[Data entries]
● ● ● ●

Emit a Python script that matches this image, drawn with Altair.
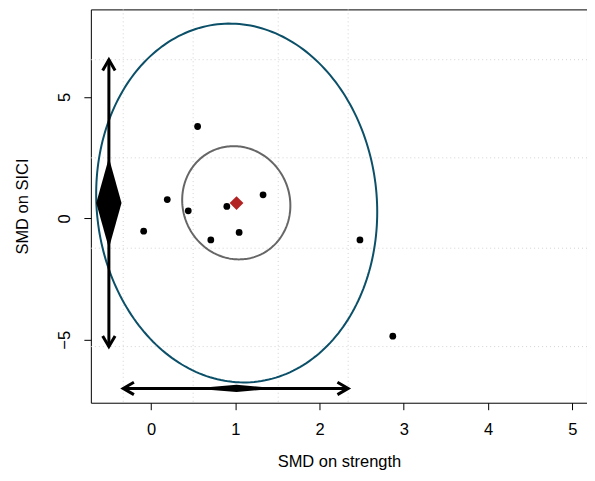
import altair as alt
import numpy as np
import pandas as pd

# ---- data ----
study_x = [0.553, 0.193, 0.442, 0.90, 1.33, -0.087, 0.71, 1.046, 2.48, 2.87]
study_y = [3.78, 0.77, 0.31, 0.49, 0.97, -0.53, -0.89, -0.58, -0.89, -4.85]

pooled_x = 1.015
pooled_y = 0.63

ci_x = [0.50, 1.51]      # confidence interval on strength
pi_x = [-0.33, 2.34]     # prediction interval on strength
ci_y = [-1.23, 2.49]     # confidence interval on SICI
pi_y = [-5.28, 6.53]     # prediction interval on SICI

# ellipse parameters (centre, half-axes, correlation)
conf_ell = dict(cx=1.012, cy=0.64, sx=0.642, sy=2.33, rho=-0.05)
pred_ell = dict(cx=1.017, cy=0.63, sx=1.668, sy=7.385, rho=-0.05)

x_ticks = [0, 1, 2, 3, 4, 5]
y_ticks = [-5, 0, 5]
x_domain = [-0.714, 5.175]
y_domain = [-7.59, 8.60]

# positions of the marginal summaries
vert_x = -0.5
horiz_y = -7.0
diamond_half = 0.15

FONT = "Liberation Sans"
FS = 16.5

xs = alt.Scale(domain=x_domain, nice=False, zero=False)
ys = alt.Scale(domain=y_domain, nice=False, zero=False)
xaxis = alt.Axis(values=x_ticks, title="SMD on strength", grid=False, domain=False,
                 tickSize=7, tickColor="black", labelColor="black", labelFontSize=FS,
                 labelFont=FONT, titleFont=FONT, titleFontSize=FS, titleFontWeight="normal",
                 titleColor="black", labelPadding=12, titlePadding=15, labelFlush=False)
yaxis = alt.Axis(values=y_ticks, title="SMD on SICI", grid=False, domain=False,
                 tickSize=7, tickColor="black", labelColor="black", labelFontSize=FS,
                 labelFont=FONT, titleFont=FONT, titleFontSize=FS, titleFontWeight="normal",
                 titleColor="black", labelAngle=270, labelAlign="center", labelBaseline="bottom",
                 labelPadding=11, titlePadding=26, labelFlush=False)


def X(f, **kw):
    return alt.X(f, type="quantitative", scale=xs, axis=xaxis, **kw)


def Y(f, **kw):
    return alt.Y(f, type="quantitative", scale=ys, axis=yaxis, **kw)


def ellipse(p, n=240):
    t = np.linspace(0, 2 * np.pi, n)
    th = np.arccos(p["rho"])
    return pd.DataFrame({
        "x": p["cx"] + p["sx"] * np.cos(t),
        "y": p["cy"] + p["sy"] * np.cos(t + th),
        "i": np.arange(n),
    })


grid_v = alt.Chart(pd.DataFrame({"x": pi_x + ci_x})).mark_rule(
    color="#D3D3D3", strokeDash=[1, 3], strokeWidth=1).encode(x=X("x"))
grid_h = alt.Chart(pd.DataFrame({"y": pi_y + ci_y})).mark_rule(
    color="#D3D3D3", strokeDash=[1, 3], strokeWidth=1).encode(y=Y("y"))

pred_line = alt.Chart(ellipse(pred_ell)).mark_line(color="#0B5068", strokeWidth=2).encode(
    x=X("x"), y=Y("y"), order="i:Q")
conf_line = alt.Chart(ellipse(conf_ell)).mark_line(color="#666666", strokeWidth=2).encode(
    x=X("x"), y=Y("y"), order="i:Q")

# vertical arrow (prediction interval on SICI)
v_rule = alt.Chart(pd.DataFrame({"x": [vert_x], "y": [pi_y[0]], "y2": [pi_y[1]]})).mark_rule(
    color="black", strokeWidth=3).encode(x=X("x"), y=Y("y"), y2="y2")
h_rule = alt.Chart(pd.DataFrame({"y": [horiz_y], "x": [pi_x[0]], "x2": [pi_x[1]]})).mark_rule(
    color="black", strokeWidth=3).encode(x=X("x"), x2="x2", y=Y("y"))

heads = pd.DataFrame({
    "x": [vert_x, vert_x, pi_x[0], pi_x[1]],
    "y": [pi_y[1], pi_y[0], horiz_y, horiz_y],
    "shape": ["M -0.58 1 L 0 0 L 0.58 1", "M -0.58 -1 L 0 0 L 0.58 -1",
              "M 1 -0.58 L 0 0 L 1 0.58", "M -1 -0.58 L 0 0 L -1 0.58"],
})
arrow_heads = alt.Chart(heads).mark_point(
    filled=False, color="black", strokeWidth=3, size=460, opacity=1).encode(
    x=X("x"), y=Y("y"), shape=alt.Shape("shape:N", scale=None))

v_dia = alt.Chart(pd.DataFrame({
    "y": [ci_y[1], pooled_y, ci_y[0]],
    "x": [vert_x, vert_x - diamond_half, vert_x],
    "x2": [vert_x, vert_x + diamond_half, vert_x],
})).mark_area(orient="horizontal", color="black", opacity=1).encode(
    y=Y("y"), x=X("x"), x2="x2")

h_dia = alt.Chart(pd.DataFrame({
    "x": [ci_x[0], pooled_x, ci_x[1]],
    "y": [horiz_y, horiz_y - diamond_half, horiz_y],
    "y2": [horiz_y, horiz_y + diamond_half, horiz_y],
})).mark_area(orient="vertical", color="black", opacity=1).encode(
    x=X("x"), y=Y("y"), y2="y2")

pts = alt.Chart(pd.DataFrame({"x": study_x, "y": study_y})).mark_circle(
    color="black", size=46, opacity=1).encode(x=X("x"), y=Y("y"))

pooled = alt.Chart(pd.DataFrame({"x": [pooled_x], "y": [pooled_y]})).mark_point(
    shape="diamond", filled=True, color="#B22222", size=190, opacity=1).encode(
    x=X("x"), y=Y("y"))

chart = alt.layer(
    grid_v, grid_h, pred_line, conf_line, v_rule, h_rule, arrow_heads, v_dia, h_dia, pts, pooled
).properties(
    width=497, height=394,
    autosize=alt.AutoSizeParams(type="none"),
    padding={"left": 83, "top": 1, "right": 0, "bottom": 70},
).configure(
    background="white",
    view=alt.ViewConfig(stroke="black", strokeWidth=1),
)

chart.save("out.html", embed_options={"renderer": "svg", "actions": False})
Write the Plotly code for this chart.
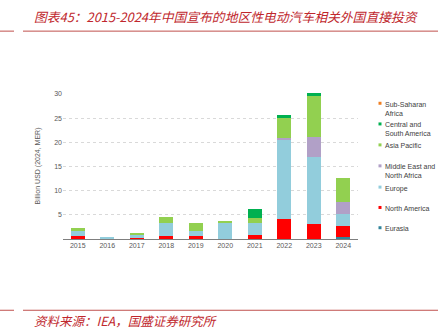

● ● ● ●

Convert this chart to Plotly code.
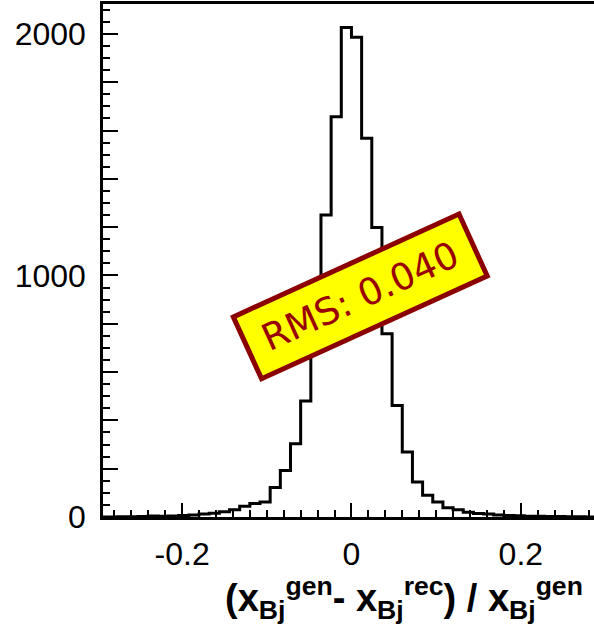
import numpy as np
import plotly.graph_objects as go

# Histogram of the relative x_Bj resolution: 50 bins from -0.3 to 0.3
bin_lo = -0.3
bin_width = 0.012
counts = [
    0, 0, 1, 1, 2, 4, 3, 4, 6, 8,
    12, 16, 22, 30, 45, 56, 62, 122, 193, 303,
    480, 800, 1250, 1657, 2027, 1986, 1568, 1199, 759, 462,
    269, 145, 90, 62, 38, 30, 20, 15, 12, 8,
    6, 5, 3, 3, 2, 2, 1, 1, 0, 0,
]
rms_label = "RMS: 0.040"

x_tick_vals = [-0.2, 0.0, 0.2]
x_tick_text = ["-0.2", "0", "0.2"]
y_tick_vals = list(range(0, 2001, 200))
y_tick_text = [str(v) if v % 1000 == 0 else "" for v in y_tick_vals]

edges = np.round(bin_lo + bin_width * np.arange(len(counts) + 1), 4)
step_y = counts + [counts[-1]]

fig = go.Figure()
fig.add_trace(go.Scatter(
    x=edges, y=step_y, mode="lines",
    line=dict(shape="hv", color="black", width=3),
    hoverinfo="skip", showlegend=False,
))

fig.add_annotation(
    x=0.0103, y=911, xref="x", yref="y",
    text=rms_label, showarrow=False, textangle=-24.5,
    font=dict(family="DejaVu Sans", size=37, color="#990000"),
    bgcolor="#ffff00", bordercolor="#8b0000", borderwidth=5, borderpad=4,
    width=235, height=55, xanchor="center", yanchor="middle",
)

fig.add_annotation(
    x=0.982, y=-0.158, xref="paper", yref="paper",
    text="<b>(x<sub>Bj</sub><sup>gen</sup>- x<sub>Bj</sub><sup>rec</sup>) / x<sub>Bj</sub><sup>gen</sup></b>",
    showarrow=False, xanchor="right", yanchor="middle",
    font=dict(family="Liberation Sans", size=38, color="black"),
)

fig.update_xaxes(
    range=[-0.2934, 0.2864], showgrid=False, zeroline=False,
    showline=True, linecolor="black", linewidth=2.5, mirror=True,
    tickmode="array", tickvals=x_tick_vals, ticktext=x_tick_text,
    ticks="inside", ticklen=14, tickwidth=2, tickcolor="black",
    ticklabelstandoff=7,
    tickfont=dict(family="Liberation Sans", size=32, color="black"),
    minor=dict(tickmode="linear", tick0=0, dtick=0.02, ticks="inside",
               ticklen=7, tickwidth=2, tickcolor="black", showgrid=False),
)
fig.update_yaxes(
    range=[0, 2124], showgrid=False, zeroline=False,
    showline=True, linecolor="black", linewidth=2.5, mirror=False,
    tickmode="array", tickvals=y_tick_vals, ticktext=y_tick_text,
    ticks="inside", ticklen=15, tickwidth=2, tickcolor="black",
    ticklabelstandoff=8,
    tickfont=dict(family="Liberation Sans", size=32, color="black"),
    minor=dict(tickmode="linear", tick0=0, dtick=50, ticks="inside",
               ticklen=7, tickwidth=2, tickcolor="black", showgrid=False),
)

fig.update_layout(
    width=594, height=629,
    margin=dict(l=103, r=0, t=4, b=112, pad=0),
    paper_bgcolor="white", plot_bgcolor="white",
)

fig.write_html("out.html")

● ● ● ●

Task requirements: Transcribe only the lines from the line holding "Emit a Python" through the line holding "-0.58, -0.89, -4.85]", inclusive, without any of the pictures.

Expected output:
Emit a Python script that matches this image, drawn with Altair.
import altair as alt
import numpy as np
import pandas as pd

# ---- data ----
study_x = [0.553, 0.193, 0.442, 0.90, 1.33, -0.087, 0.71, 1.046, 2.48, 2.87]
study_y = [3.78, 0.77, 0.31, 0.49, 0.97, -0.53, -0.89, -0.58, -0.89, -4.85]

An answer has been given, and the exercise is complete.